Il bene mio di Pippo Mezzapesa, presentato a Venezia nella sezione Giornate degli autori, è uno dei lungometraggi italiani più convincenti e interessanti in circolazione. Un film generoso, con una partenza un po’ faticosa, ma che cresce gradualmente e va verso un’ultima parte molto bella, con un personaggio caparbio e altrettanto generoso. Un’opera che tratta temi attuali affrontati senza banalizzare o cadere nelle trappole, né della retorica né del sentimento tra Elia e Nour, che riescono a comunicare a malapena. Ci sono l’abbandono e la speranza dei luoghi, frettolosamente liquidati come fantasma. Il regista riesce a conciliare il realismo, il sogno, il mistero e la nostalgia, e prova ad accendere un lumicino per questi paesi, diffusi in tutto lo stivale e soprattutto nel sud. Una storia che ha parecchie assonanze con quella di Riace, anche se in questo caso il sindaco è il cattivo che vuole chiudere con il passato con tutto ciò che di ricordi e cultura vi è legato. Lasciato a se stesso, tradito dai sui abitanti, Provvidenza diventa terreno per le incursioni in moto di un gruppo di ragazzi che cercano pure di rubare nella chiesa. Assalito da frequenti incubi, Elia torna invece nel vecchio cinema, si siede e ricorda una scena (si sentono pure i dialoghi) di Balla coi lupi.
Il titolo, Il bene mio, riprende quello di una canzone del pugliese Matteo Salvatore che si sente nel finale, mentre i blues di Robert Johnson danno un tono di vitale nostalgia alla storia. I rimandi sono tanti, da I Malavoglia a Il villaggio di cartone di Ermanno Olmi, o i meno noti La vita in comune di Winspeare e Montedoro di Antonello Faretta. Mezzapesa, che si era fatto conoscere con i documentari sul becchino candidato sindaco Pinuccio Lovero ed è alla seconda prova nel lungometraggio di finzione, trova però tra questi una strada personale. Una pellicola per sognatori e ostinati, che non hanno paura di ricordare.

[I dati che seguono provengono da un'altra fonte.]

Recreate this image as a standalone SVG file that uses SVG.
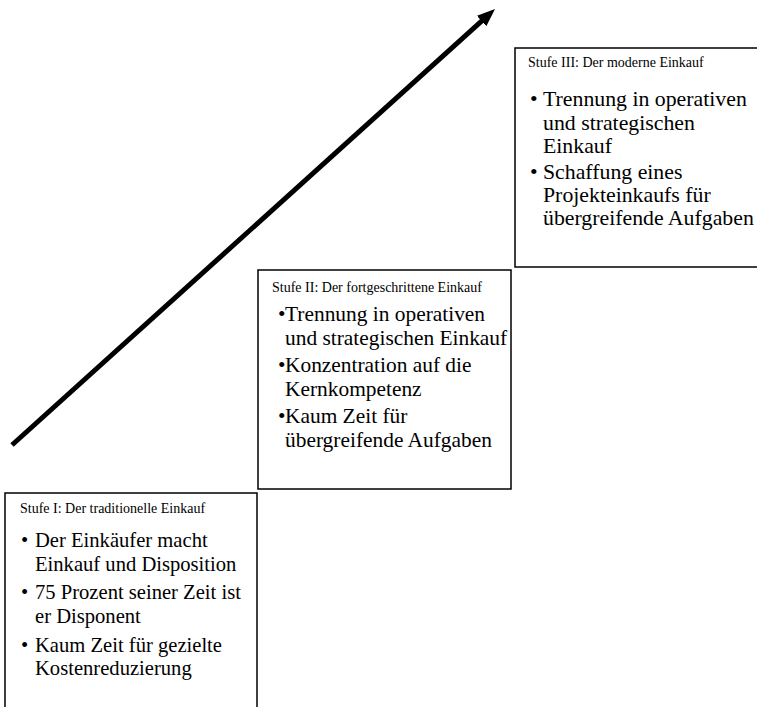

Il film è stato girato tra Apice, nel Beneventano, e Gravina di Puglia.
Nicola Falcinella
Il mio bene
Regia: Pippo Mezzapesa. Sceneggiatura: Massimo De Angelis, Antonella Gaeta, Pippo Mezzapesa. Fotografia: Giorgio Giannoccaro. Montaggio: Andrea Facchini. Interpreti: Sergio Rubini, Sonya Mellah, Dino Abbrescia, Francesco De Vito, Michele Sinisi, Teresa Saponangelo, Caterina Valente. Origine: Italia, 2018. Durata: 95′.